Construída a nacionalização do partido, que é capaz de compreender o Brasil como um todo interdependente e transformar as sínteses em ações unificadas nos mais diversos cantos do país, criamos também uma estrutura que nos permite debater com seriedade a priorização de certos locais. Isso é, tendo um jornal com matérias realmente pertinentes para os trabalhadores de qualquer parte do país, conseguimos girar o trabalho de um local com mais militantes para um com menos.

Por exemplo, atualmente, se decidirmos priorizar o crescimento no Tocantins, o que será realizado? Apenas teremos maior tempo das direções dedicado a acompanhar esse estado, contando inteiramente com o trabalho dos próprios militantes locais. Agora, com um jornal nacionalizado, somos capazes de concentrar o trabalho interno em Minas Gerais, que será proporcionalmente mais responsável que Tocantins nas tarefas de escrita, diagramação, impressão, logística, etc. Somos também capazes de concentrar o trabalho externo em Tocantins, que será proporcionalmente mais responsável que Minas Gerais na venda, recebendo um número maior de jornais por militante.

Dessa forma, a nacionalização do partido permite quebrarmos o padrão de crescimento “espontâneo” da militância, que segue o mesmo padrão da concentração de regional de capital.


Conclusão

Os camaradas do Norte e Nordeste já fizeram um grande trabalho de combate ideológico ao sudestinismo e ao federalismo como um todo. O ápice deste trabalho foi quando a UJC, em seu último congresso, cantou em coro “Pra combater / concentração local / e construir a juventude nacional!”, provando a força da juventude nortista e nordestina para impor aos outros estados a adesão a palavras de ordem contra práticas que elas mesmo cometem.

Essa força foi novamente demonstrada, e elevada, quando a juventude de Pernambuco (nordeste) puxou uma onda de posicionamento público em defesa da Reconstrução Revolucionária e do XVII Congresso, que rapidamente foi muito fortalecida pela juventude nordestina. A força da onda abriu portas para o Sul e parte do Sudeste a se posicionar também, com apenas Goiás (Centro-Oeste) e Rio de Janeiro (Sudeste) se posicionando contra. Essa onda representa a transformação da luta contra o federalismo de luta ideológica em luta prática.

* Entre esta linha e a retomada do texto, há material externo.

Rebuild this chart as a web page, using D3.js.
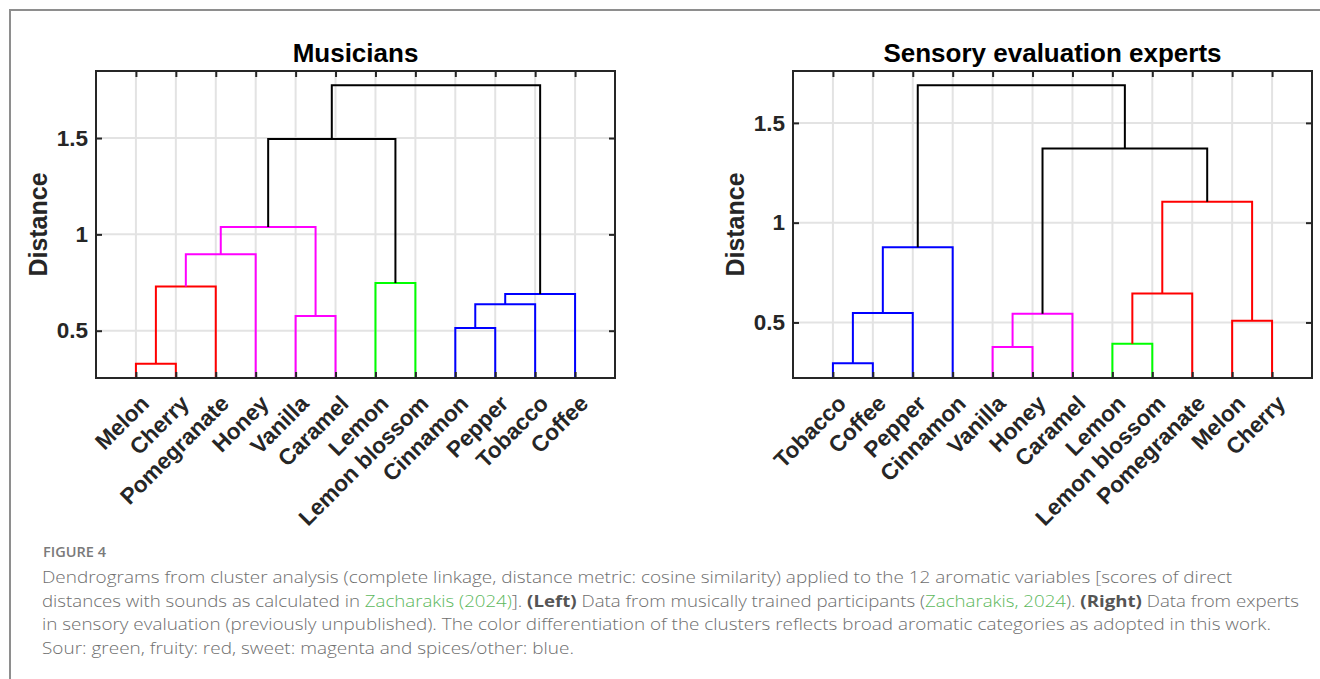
<!DOCTYPE html>
<html>
<head>
<meta charset="utf-8">
<script src="https://cdn.jsdelivr.net/npm/d3@7"></script>
<style>
  body { margin: 0; background: #fff; }
  svg { display: block; }
</style>
</head>
<body>
<script>
// leaves in the order they are drawn (left panel: musicians, right panel: sensory experts)
var leftLeaves = ["Melon", "Cherry", "Pomegranate", "Honey", "Vanilla", "Caramel",
                  "Lemon", "Lemon blossom", "Cinnamon", "Pepper", "Tobacco", "Coffee"];
// merges: leaves are 0-11, merged nodes are numbered from 12 on (like a linkage matrix)
var leftMerges = [[0, 1], [12, 2], [13, 3], [4, 5], [14, 15], [6, 7], [16, 17],
                  [8, 9], [19, 10], [20, 11], [18, 21]];
var leftHeights = [0.328, 0.730, 0.897, 0.576, 1.038, 0.747, 1.495, 0.514, 0.637, 0.690, 1.774];
var leftGroups = ["fruity", "fruity", "sweet", "sweet", "sweet", "sour", "none",
                  "spices", "spices", "spices", "none"];
var leftYLim = [0.2545, 1.848];

var rightLeaves = ["Tobacco", "Coffee", "Pepper", "Cinnamon", "Vanilla", "Honey", "Caramel",
                   "Lemon", "Lemon blossom", "Pomegranate", "Melon", "Cherry"];
var rightMerges = [[0, 1], [12, 2], [13, 3], [4, 5], [15, 6], [7, 8], [17, 9],
                   [10, 11], [18, 19], [16, 20], [14, 21]];
var rightHeights = [0.295, 0.547, 0.877, 0.377, 0.543, 0.393, 0.645, 0.508, 1.105, 1.372, 1.689];
var rightGroups = ["spices", "spices", "spices", "sweet", "sweet", "sour", "fruity",
                   "fruity", "fruity", "none", "none"];
var rightYLim = [0.2216, 1.760];

var yTicks = [0.5, 1, 1.5];

var groupColor = d3.scaleOrdinal()
    .domain(["sour", "fruity", "sweet", "spices", "none"])
    .range(["#00ff00", "#ff0000", "#ff00ff", "#0000ff", "#000000"]);

var W = 1320, H = 679;
var plotW = 519, plotTop = 71, plotBottom = 378;
var axisColor = "#262626";
var font = "'Liberation Sans', Arial, Helvetica, sans-serif";

var svg = d3.select("body").append("svg")
    .attr("width", W)
    .attr("height", H)
    .style("background", "#fff");

// figure border (only left and top are inside the crop)
svg.append("path")
    .attr("d", "M10," + H + "V10H" + W)
    .attr("fill", "none")
    .attr("stroke", "#8e8e8e")
    .attr("stroke-width", 2);

function dendrogram(cfg) {
    var g = svg.append("g");
    var x = d3.scaleLinear().domain([0, cfg.leaves.length + 1]).range([cfg.left, cfg.left + plotW]);
    var y = d3.scaleLinear().domain(cfg.ylim).range([plotBottom, plotTop]);

    // grid
    g.append("g").selectAll("line").data(d3.range(1, cfg.leaves.length + 1)).join("line")
        .attr("x1", d => x(d)).attr("x2", d => x(d))
        .attr("y1", plotTop).attr("y2", plotBottom)
        .attr("stroke", "#e3e3e3").attr("stroke-width", 2);
    g.append("g").selectAll("line").data(yTicks).join("line")
        .attr("x1", cfg.left).attr("x2", cfg.left + plotW)
        .attr("y1", d => y(d)).attr("y2", d => y(d))
        .attr("stroke", "#e3e3e3").attr("stroke-width", 2);

    // node positions: leaves at 1..n, merged nodes at the middle of their children
    var pos = cfg.leaves.map((d, i) => ({ x: i + 1, h: 0 }));
    cfg.merges.forEach(function (m, i) {
        pos.push({ x: (pos[m[0]].x + pos[m[1]].x) / 2, h: cfg.heights[i] });
    });

    var clipId = "clip" + cfg.left;
    svg.append("clipPath").attr("id", clipId).append("rect")
        .attr("x", cfg.left).attr("y", plotTop)
        .attr("width", plotW).attr("height", plotBottom - plotTop);

    g.append("g").attr("clip-path", "url(#" + clipId + ")")
        .selectAll("path").data(cfg.merges).join("path")
        .attr("d", function (m, i) {
            var a = pos[m[0]], b = pos[m[1]], h = cfg.heights[i];
            return "M" + x(a.x) + "," + y(a.h) + "V" + y(h) + "H" + x(b.x) + "V" + y(b.h);
        })
        .attr("fill", "none")
        .attr("stroke", (m, i) => groupColor(cfg.groups[i]))
        .attr("stroke-width", 2);

    // axes, ticks inside like matlab
    var xb = g.append("g").attr("transform", "translate(0," + plotBottom + ")")
        .call(d3.axisBottom(x).tickValues(d3.range(1, cfg.leaves.length + 1))
            .tickSize(-6).tickFormat(d => cfg.leaves[d - 1]));
    xb.selectAll("text")
        .attr("y", null).attr("dy", null)
        .attr("text-anchor", "end")
        .attr("transform", "translate(14,27) rotate(-45)");

    g.append("g").attr("transform", "translate(0," + plotTop + ")")
        .call(d3.axisTop(x).tickValues(d3.range(1, cfg.leaves.length + 1)).tickSize(-6).tickFormat(""));

    g.append("g").attr("transform", "translate(" + cfg.left + ",0)")
        .call(d3.axisLeft(y).tickValues(yTicks).tickSize(-6).tickPadding(8).tickFormat(d3.format("")));

    g.append("g").attr("transform", "translate(" + (cfg.left + plotW) + ",0)")
        .call(d3.axisRight(y).tickValues(yTicks).tickSize(-6).tickFormat(""));

    g.selectAll(".domain").remove();
    g.selectAll(".tick line").attr("stroke", axisColor).attr("stroke-width", 2);
    g.selectAll(".tick text")
        .attr("fill", axisColor)
        .style("font-family", font)
        .style("font-weight", "bold")
        .style("font-size", "22.5px");

    // frame
    g.append("rect")
        .attr("x", cfg.left).attr("y", plotTop)
        .attr("width", plotW).attr("height", plotBottom - plotTop)
        .attr("fill", "none").attr("stroke", axisColor).attr("stroke-width", 2);

    g.append("text")
        .attr("x", cfg.left + plotW / 2).attr("y", 62)
        .attr("text-anchor", "middle")
        .style("font-family", font).style("font-weight", "bold").style("font-size", "26px")
        .text(cfg.title);

    g.append("text")
        .attr("transform", "translate(" + (cfg.left - 49) + "," + ((plotTop + plotBottom) / 2) + ") rotate(-90)")
        .attr("text-anchor", "middle")
        .attr("fill", axisColor)
        .style("font-family", font).style("font-weight", "bold").style("font-size", "25px")
        .text("Distance");
}

dendrogram({ left: 96, title: "Musicians", leaves: leftLeaves, merges: leftMerges,
             heights: leftHeights, groups: leftGroups, ylim: leftYLim });
dendrogram({ left: 793, title: "Sensory evaluation experts", leaves: rightLeaves, merges: rightMerges,
             heights: rightHeights, groups: rightGroups, ylim: rightYLim });

// caption
var capFont = "'Open Sans', Lato, sans-serif";
svg.append("text")
    .attr("x", 43).attr("y", 557)
    .attr("textLength", 63).attr("lengthAdjust", "spacingAndGlyphs")
    .attr("fill", "#7a7a7a")
    .style("font-family", capFont).style("font-weight", 600).style("font-size", "13.5px")
    .text("FIGURE 4");

var captionLines = [
    { len: 1190, parts: [["Dendrograms from cluster analysis (complete linkage, distance metric: cosine similarity) applied to the 12 aromatic variables [scores of direct", ""]] },
    { len: 1257, parts: [["distances with sounds as calculated in ", ""], ["Zacharakis (2024)", "link"], ["]. ", ""],
                         ["(Left)", "b"], [" Data from musically trained participants (", ""], ["Zacharakis, 2024", "link"],
                         ["). ", ""], ["(Right)", "b"], [" Data from experts", ""]] },
    { len: 1229, parts: [["in sensory evaluation (previously unpublished). The color differentiation of the clusters reflects broad aromatic categories as adopted in this work.", ""]] },
    { len: 532, parts: [["Sour: green, fruity: red, sweet: magenta and spices/other: blue.", ""]] }
];

captionLines.forEach(function (line, i) {
    var t = svg.append("text")
        .attr("x", 42).attr("y", 583 + i * 23.7)
        .attr("textLength", line.len).attr("lengthAdjust", "spacingAndGlyphs")
        .attr("fill", "#6e6e6e")
        .style("font-family", capFont).style("font-size", "16.5px").style("font-weight", 300);
    line.parts.forEach(function (p) {
        var s = t.append("tspan").text(p[0]);
        if (p[1] === "link") s.attr("fill", "#5cb85c");
        if (p[1] === "b") s.attr("fill", "#555").style("font-weight", 700);
    });
});
</script>
</body>
</html>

Aos camaradas do Norte e Nordeste, tenho apenas a agradecer pela força, e pedir para não hesitar em pautar a Reconstrução Revolucionária, pois vocês já demonstraram a capacidade que têm, agora precisam apenas continuar a aplicá-la. Aos camaradas de estados do Sul, Sudeste e Centro-Oeste, os aviso para não ficarem para trás, pois a força dos militantes nortistas e nordestinos já mostrou que a nacionalização da nossa organização irá avançar, resta a vocês três opções: ficarem pra trás por birra, serem arrastados na inércia ou se somarem nessa luta.